Requirement: Find how many lines contain the word "Reproduce" and state that number alone.

Data entries:
= = = = =

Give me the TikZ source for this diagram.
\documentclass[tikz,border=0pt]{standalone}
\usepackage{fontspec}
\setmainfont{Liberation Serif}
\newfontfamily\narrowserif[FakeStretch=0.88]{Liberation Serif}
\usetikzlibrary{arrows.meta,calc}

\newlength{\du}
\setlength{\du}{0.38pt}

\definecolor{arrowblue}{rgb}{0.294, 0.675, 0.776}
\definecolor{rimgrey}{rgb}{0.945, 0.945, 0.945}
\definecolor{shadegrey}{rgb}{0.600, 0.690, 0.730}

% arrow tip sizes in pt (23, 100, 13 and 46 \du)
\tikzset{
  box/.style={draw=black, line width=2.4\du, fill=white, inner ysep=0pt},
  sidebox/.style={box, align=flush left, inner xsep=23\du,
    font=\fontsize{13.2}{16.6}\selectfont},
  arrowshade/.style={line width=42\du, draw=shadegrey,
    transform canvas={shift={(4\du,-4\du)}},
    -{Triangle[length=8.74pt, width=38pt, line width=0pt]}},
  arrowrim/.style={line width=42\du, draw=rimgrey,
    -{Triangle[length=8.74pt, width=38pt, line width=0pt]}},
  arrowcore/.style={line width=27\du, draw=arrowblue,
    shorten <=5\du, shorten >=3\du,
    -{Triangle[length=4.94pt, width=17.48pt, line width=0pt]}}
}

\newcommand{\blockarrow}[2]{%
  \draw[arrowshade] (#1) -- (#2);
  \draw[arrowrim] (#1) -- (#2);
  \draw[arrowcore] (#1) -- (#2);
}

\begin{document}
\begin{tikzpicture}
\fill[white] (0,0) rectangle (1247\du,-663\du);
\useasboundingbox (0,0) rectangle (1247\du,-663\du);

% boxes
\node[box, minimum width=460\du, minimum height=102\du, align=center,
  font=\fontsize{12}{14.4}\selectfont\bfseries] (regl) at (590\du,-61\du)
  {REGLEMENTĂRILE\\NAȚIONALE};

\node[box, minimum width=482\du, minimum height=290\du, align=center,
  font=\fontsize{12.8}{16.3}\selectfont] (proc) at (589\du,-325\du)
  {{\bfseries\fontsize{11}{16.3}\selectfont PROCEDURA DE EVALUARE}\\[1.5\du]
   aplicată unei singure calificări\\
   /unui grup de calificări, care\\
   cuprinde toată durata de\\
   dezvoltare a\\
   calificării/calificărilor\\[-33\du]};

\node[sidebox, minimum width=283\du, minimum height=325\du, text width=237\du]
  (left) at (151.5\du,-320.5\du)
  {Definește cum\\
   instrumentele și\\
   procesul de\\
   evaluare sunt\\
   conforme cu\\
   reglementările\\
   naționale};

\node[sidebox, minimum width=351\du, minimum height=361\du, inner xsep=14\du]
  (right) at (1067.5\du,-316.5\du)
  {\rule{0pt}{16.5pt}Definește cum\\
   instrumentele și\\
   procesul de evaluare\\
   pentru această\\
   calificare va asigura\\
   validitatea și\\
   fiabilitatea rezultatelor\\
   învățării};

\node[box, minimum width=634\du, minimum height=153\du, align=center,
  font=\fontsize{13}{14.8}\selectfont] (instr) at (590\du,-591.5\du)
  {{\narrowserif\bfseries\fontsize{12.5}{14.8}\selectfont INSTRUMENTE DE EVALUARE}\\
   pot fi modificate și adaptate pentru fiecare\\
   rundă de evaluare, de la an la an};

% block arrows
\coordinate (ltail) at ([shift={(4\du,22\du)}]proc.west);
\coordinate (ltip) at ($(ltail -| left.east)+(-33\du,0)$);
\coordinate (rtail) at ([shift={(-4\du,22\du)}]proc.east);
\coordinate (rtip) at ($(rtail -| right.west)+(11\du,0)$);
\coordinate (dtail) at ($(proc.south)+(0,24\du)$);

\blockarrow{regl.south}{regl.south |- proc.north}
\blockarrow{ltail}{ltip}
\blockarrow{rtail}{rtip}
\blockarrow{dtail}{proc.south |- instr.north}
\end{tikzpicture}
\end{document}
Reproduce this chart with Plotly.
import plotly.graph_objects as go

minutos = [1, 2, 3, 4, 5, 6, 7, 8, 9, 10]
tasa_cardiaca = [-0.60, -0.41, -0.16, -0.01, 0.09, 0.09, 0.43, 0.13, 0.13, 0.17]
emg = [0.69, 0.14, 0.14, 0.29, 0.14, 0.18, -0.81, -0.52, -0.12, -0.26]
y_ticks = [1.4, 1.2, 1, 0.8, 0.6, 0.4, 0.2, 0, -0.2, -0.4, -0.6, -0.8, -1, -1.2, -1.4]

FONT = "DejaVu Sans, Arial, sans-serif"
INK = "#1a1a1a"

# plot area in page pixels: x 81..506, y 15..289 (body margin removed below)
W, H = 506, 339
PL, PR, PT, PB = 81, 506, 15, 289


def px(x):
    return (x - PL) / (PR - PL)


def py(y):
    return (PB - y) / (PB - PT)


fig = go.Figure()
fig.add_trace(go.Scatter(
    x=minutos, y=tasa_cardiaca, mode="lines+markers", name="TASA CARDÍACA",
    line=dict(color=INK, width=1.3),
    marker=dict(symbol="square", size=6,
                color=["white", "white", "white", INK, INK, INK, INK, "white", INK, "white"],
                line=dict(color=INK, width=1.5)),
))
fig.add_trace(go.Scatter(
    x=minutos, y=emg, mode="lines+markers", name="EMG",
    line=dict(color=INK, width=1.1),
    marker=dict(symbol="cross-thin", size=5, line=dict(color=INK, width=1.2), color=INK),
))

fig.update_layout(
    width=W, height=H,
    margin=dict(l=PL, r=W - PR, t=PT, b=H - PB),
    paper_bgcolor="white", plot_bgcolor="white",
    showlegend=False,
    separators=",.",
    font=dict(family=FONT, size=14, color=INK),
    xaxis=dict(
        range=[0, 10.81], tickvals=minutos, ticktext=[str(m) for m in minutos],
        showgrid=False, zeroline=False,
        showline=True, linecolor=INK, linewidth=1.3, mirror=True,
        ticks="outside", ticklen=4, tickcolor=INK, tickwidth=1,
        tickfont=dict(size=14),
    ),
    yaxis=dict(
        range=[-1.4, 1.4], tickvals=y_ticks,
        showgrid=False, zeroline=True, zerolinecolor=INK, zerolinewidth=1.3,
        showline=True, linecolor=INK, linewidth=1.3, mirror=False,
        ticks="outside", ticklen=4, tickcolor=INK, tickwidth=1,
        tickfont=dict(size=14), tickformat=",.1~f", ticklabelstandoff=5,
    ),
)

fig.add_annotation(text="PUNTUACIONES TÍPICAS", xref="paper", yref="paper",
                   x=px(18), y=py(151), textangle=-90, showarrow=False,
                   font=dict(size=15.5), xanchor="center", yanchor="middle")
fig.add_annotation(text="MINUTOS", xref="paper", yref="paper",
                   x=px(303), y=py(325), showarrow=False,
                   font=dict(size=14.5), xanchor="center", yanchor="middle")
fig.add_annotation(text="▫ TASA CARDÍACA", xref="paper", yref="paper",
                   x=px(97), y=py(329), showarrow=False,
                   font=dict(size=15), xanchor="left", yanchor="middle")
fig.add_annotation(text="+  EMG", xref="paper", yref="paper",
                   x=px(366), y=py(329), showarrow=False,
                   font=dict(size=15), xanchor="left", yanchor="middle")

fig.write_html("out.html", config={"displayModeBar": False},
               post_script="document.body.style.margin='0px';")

= = = = =

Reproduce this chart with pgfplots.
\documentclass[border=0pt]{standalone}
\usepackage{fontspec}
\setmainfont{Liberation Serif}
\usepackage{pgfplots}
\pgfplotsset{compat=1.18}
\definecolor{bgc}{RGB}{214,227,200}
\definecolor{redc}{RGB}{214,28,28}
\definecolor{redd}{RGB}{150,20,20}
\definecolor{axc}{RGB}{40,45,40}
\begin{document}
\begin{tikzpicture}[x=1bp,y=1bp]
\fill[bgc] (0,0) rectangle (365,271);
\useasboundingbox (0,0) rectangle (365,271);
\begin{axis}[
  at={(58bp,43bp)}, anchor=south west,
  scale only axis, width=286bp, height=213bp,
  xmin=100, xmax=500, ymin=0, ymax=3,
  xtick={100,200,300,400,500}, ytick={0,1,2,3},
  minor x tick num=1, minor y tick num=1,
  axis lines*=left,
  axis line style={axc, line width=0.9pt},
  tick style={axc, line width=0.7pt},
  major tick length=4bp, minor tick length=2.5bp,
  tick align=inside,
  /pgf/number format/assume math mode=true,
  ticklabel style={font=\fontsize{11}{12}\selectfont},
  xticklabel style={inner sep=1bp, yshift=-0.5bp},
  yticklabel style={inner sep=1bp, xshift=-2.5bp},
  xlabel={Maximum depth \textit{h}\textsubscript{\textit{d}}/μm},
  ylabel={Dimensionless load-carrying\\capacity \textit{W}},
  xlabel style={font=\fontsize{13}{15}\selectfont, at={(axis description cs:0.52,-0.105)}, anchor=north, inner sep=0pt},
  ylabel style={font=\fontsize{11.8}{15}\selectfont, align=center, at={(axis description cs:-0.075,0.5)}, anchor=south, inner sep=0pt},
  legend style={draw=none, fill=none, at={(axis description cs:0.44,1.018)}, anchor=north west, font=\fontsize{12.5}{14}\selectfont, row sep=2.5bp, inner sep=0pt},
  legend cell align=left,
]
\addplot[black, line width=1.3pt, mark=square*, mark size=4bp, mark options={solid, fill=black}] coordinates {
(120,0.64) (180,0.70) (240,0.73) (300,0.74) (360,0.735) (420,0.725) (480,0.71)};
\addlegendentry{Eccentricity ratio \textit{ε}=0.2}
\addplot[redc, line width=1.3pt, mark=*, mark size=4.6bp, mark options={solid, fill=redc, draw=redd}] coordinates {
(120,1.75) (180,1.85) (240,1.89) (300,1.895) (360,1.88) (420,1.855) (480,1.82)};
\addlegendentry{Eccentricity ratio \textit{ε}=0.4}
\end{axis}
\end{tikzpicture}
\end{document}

= = = = =

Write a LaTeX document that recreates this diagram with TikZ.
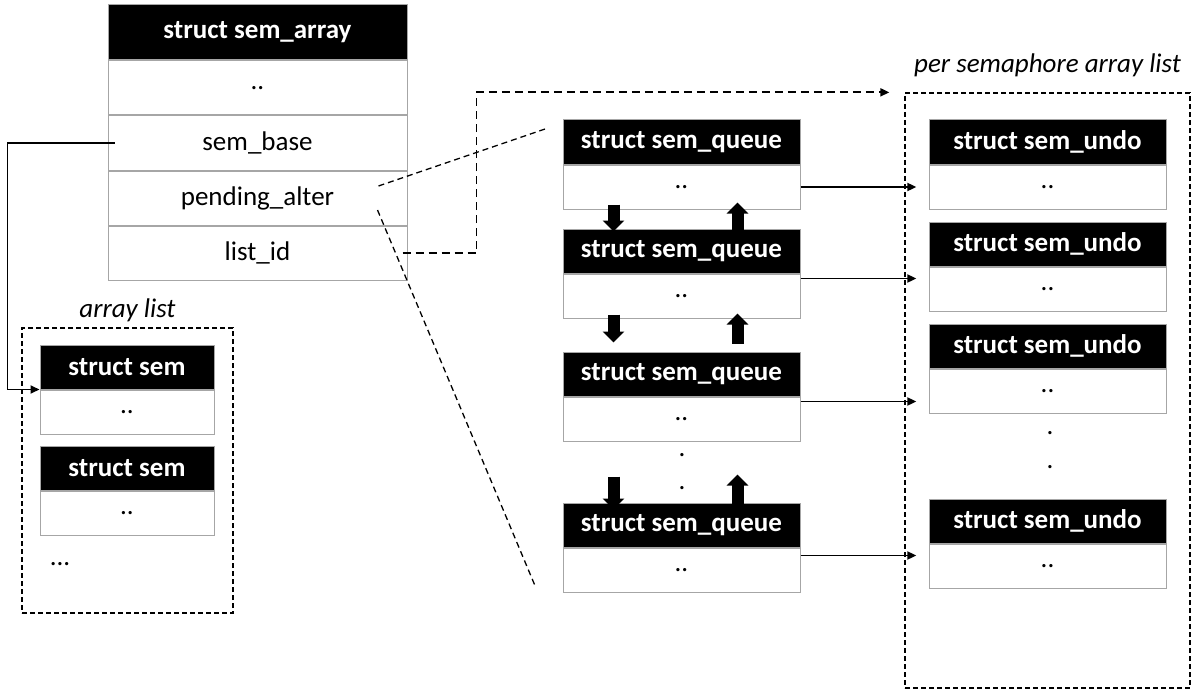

= = = = =

Complete output: 2